Esta soledad desesperanzada se manifiesta en un determinado «clima» social: la extrañeza, la insolidaridad, la violencia ya son algo cotidiano en nuestras vidas. Una sociedad de estas características acoge con agrado la obra de Eco. No pretende despertar irritantes enigmas de la conciencia, ni transparentar el dolor de una existencia absurda -que incomodaría, cuando menos, a sus «ligeros» lectores-, sino que es un juego que se justifica a sí mismo y cumple perfectamente el papel para el que ha sido fabricado: la distracción. El libro proporciona unas horas de juego y «entretenimiento» intelectual, fabricando lindas figurillas de ideas que se relacionan, se oponen y se desvanecen. Eco, caritativamente, evita a sus lectores que al final del día ese impreciso vacío que se siente se convierta en una conciencia aguda y dolorosa de que en sus vidas falta algo.
«Quizá la tarea del que ama a los hombres consiste en lograr que éstos se rían de la verdad, lograr que la verdad ría, porque la única verdad consiste en aprender a liberarnos de la insana pasión por la verdad».
«Huye, Adso, de los profetas y de los que están dispuestos a morir por la verdad ... ».
Flaco favor les hace a sus lectores cerrándoles la única posibilidad para salir del absurdo agobiante que la obra propone al negarles cualquier resquicio de esperanza que les permita sentirse humanamente dignos, pues es sólo la adhesión a la verdad o su búsqueda lo que hace a un individuo realmente humano.

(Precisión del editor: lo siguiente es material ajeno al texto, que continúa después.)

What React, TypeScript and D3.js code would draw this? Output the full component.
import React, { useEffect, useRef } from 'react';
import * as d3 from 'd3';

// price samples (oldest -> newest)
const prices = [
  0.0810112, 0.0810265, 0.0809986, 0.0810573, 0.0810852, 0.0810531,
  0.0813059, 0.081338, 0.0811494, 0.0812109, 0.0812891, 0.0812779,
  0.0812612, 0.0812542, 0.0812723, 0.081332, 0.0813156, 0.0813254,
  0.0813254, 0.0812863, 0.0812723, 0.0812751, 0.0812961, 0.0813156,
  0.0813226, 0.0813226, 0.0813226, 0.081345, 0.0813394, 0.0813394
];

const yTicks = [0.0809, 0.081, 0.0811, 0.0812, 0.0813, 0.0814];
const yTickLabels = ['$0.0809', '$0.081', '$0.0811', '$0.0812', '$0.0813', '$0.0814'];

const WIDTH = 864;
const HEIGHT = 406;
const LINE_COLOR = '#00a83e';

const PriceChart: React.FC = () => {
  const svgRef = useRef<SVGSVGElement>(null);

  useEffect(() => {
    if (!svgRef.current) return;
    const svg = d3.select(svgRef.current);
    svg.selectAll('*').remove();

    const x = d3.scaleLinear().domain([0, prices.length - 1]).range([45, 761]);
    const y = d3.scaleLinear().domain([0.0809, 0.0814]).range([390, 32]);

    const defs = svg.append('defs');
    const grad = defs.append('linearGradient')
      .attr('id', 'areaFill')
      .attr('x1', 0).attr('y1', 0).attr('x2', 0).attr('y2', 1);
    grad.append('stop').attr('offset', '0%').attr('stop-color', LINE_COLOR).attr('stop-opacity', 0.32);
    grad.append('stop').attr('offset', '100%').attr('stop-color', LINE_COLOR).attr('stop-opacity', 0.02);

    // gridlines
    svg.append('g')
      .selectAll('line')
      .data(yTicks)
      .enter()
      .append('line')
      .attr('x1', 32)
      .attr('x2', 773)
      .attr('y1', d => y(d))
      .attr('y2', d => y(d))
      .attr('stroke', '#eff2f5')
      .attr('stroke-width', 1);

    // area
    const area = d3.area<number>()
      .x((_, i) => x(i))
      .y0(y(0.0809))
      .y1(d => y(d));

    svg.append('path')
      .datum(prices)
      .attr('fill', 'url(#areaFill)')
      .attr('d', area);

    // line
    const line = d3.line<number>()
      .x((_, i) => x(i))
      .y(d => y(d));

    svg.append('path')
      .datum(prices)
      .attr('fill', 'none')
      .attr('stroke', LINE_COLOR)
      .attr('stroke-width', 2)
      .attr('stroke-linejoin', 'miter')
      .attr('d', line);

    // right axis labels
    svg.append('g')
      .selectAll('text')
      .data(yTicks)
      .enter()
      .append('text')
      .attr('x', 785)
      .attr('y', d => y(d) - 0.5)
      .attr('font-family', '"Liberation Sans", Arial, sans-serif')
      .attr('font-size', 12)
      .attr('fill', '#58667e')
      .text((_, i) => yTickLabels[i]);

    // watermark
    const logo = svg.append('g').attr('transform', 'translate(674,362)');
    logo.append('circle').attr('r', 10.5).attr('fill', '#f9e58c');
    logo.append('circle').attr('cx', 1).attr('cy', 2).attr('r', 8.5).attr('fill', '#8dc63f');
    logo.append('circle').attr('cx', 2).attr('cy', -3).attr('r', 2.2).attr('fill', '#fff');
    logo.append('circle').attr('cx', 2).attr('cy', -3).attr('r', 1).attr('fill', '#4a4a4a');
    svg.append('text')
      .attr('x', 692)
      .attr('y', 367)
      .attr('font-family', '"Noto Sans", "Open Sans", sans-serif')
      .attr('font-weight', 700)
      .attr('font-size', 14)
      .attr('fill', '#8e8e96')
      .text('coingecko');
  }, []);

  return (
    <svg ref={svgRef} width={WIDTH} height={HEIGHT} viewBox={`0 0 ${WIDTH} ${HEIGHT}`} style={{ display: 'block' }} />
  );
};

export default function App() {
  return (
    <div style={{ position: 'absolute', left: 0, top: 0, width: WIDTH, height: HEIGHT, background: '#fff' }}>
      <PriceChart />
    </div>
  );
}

Se explica, así, porqué aquellos «dispuestos a morir por la verdad», le resultan a Eco tremendamente incómodos: su presencia deja al descubierto el «secreto» de una postura como la suya y ésta es la cobardía ante el trabajo que supone enfrentarse con la reali9ad.
A pesar de su sonrisa, las últimas palabras del libro de Eco son expresión de un pesimismo aplastante, reflejan la disolución del hombre en la nada por la que ha optado:
«Me hundiré en la tiniebla divina, en un silencio mudo y en una unión inefable, y en ese hundimiento se perderá toda igualdad y toda desigualdad, y en ese abismo mi espíritu se perderá a sí mismo, y ya no conocerá lo igual ni lo desigual, ni ninguna otra cosa: y se olvidarán todas las diferencias, estaré en el fundamento simple, en el desierto silencioso donde nunca ha existido la diversidad, en la intimidad donde nadie se encuentra en su propio sitio. Caeré en la divinidad silenciosa y deshabitada donde no hay obra ni imagen».
Qué abismal diferencia existe entre nuestro «intelectual» autor y los grandes pensadores que han ayudado a los hombres a descubrir la dignidad de su existencia y a preguntarse seriamente por su significado: «El hombre es un misterio. Si durante toda tu vida has buscado resolverlo, no digas: he perdido el tiempo. Ya me ocupo de este misterio, porque quiero ser hombre». (F. Dostoyesvski).